March 16, 2016
Fecundity with Worms
Last weekend I was cleaning out some leaves that January winds had left in our back stairwell. Beneath and amidst the layers were worms and centipedes.
It amazed me to see vibrant life, already moving and multiplying, while Saint Louis still has an edge of cold, especially at night. Where did they come from these creatures? What instilled them to travel across the cement stairs and slabs to these rotting leaves? I thought, with a smile, of spring coming and bright flowers growing and the coplex intertwining of all living things.
Then I recalled those who are squeemish about “creepy-crawly things” and then my mind lept to a silly image in Peter Jackson’s movie, The Fellowship of the Ring. Early after Merry and Pippin have stumbled onto Frodo and Sam, they all hide under a huge tree’s tangled roots. An evil Black Rider pauses on the road above them. Jackson wanted to communicate the evil and unreasoned fear that radiated from the rider, so he showed all manner of earth creatures coming out of the ground and across the four humans (hobbits).
One could argue that these icons of good and fecund soil were trying to escape the Black Rider’s deathly presence. But I assume that Mr. Jackson just wanted to instill a feeling of fear in his audiance, and he used arthropods and annelids to do it. As a friend of mine says, “They have too many limbs or worse yet, none at all.” But I have always been one of those who find wonder in insects and such. It is reported that the biologist J. Haldane was once asked what he had found of the mind of God after studying creation for so many years.
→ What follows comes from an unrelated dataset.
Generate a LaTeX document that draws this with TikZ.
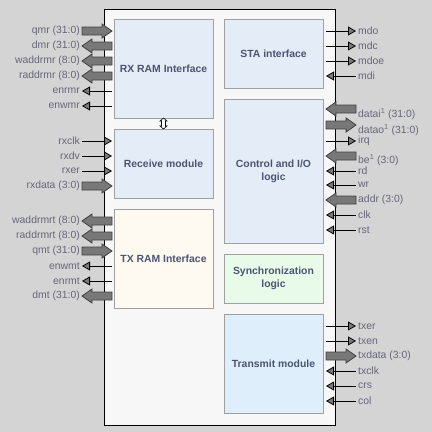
\documentclass[tikz,border=0pt]{standalone}
\usepackage{fontspec}
\setmainfont{Liberation Sans}
\usetikzlibrary{arrows.meta, calc, positioning}

\definecolor{bggray}{HTML}{D4D4D4}
\definecolor{chipfill}{HTML}{F7F7F7}
\definecolor{boxline}{HTML}{A0A0A0}
\definecolor{bluefill}{HTML}{E3ECF7}
\definecolor{txfill}{HTML}{DFEEFB}
\definecolor{creamfill}{HTML}{FEFAF2}
\definecolor{greenfill}{HTML}{E8FBE8}
\definecolor{blktext}{HTML}{4B5570}
\definecolor{pintext}{HTML}{66667A}
\definecolor{tipgray}{HTML}{7A7A7A}
\definecolor{busgray}{HTML}{787878}

\tikzset{
  blk/.style={draw=boxline, line width=1pt, outer sep=0pt, inner sep=0pt,
    minimum width=99pt, align=center, text=blktext,
    font=\bfseries\fontsize{10.4}{13}\selectfont},
  pinlabel/.style={font=\fontsize{10.4}{12}\selectfont, text=pintext, inner sep=2pt},
  sigin/.style={draw=black, line width=0.8pt,
    -{Triangle[length=8pt,width=9pt,fill=tipgray]}},
  sigout/.style={draw=black, line width=0.8pt,
    {Triangle[length=8pt,width=9pt,fill=tipgray]}-},
  % bus arrows: head at the pin (busin) or at the label (busout)
  busin/.style={draw=black!75, fill=busgray, line width=0.8pt,
    to path={let \p1=(\tikztostart), \p2=(\tikztotarget),
      \p3=($(\p2)!10pt!(\p1)$) in
      (\x1,\y2+4pt) -- (\x3,\y2+4pt) -- (\x3,\y2+7pt) -- (\x2,\y2)
      -- (\x3,\y2-7pt) -- (\x3,\y2-4pt) -- (\x1,\y2-4pt) -- cycle}},
  busout/.style={draw=black!75, fill=busgray, line width=0.8pt,
    to path={let \p1=(\tikztostart), \p2=(\tikztotarget),
      \p3=($(\p1)!10pt!(\p2)$) in
      (\x1,\y2) -- (\x3,\y2+7pt) -- (\x3,\y2+4pt) -- (\x2,\y2+4pt)
      -- (\x2,\y2-4pt) -- (\x3,\y2-4pt) -- (\x3,\y2-7pt) -- cycle}},
}

% left pin: name, y, kind, text
\newcommand{\lsig}[4]{%
  \node[pinlabel, anchor=east] (#1) at (82,#2) {#4};
  \coordinate (#1-pin) at (112,#2);
  \draw[#3] (#1.east) to (#1-pin);}
% right pin: [label options], name, y, kind, text
\newcommand{\rsig}[5][]{%
  \node[pinlabel, anchor=west, #1] (#2) at (356,#3) {#5};
  \coordinate (#2-pin) at (326,#3);
  \draw[#4] (#2.west) to (#2-pin);}

\begin{document}
\begin{tikzpicture}[x=1pt, y=-1pt]
    \fill[bggray] (0,0) rectangle (432,432); % background
    \useasboundingbox (0,0) rectangle (432,432);

    % the chip
    \draw[fill=chipfill, line width=1pt] (104,9) rectangle (335,425);

    % left column of blocks
    \node[blk, fill=bluefill, minimum height=99pt, anchor=north west] (rxram) at (114,19) {RX RAM Interface};
    \node[blk, fill=bluefill, minimum height=69pt, below=11pt of rxram] (receive) {Receive module};
    \node[blk, fill=creamfill, minimum height=99pt, below=11pt of receive] (txram) {TX RAM Interface};

    % right column of blocks
    \node[blk, fill=bluefill, minimum height=69pt, anchor=north west] (sta) at (224,19) {STA interface};
    \node[blk, fill=bluefill, minimum height=144pt, below=11pt of sta] (control) {Control and I/O\\logic};
    \node[blk, fill=greenfill, minimum height=49pt, below=11pt of control] (sync) {Synchronization\\logic};
    \node[blk, fill=txfill, minimum height=99pt, below=11pt of sync] (transmit) {Transmit module};

    % small link between RX RAM and receive module
    \coordinate (link) at ($(rxram.south)!0.5!(receive.north)$);
    \draw[fill=white, line width=0.6pt, shift={(link)}]
      (0,-5.5) -- (3.5,-2.5) -- (2,-2.5) -- (2,2.5) -- (3.5,2.5) -- (0,5.5)
      -- (-3.5,2.5) -- (-2,2.5) -- (-2,-2.5) -- (-3.5,-2.5) -- cycle;

    % RX RAM pins
    \lsig{qmr}{31}{busin}{qmr (31:0)}
    \lsig{dmr}{46}{busout}{dmr (31:0)}
    \lsig{waddrmr}{61}{busout}{waddrmr (8:0)}
    \lsig{raddrmr}{76}{busout}{raddrmr (8:0)}
    \lsig{enrmr}{91}{sigout}{enrmr}
    \lsig{enwmr}{106}{sigout}{enwmr}
    % receive pins
    \lsig{rxclk}{141}{sigin}{rxclk}
    \lsig{rxdv}{156}{sigin}{rxdv}
    \lsig{rxer}{171}{sigin}{rxer}
    \lsig{rxdata}{186}{busin}{rxdata (3:0)}
    % TX RAM pins
    \lsig{waddrmrt}{221}{busout}{waddrmrt (8:0)}
    \lsig{raddrmrt}{236}{busout}{raddrmrt (8:0)}
    \lsig{qmt}{251}{busin}{qmt (31:0)}
    \lsig{enwmt}{266}{sigout}{enwmt}
    \lsig{enrmt}{281}{sigout}{enrmt}
    \lsig{dmt}{296}{busout}{dmt (31:0)}

    % STA pins
    \rsig{mdo}{31}{sigout}{mdo}
    \rsig{mdc}{46}{sigout}{mdc}
    \rsig{mdoe}{61}{sigout}{mdoe}
    \rsig{mdi}{76}{sigin}{mdi}
    % control pins
    \rsig[yshift=-5pt]{datai}{109}{busin}{datai\textsuperscript{1} (31:0)}
    \rsig[yshift=-5pt]{datao}{125}{busout}{datao\textsuperscript{1} (31:0)}
    \rsig{irq}{141}{sigout}{irq}
    \rsig[yshift=-4pt]{be}{156}{busin}{be\textsuperscript{1} (3:0)}
    \rsig{rd}{171}{sigin}{rd}
    \rsig{wr}{185}{sigin}{wr}
    \rsig{addr}{200}{busin}{addr (3:0)}
    \rsig{clk}{215}{sigin}{clk}
    \rsig{rst}{230}{sigin}{rst}
    % transmit pins
    \rsig{txer}{326}{sigout}{txer}
    \rsig{txen}{341}{sigout}{txen}
    \rsig{txdata}{356}{busout}{txdata (3:0)}
    \rsig{txclk}{371}{sigin}{txclk}
    \rsig{crs}{386}{sigin}{crs}
    \rsig{col}{401}{sigin}{col}
\end{tikzpicture}
\end{document}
He responded, “An inordinate fondness for beetles.” Haldane also conjectured that God loved stars too, because there were more of those than beetles, as far as we guess. But beetles and centipedes and worms are far more complicated, more caught up with our own survival and wellness, than are stars.
So, even these fellow creatures reveal to me the texture of heaven, the Pure Land that is waking up in the early spring amidst the leaves of my back yard.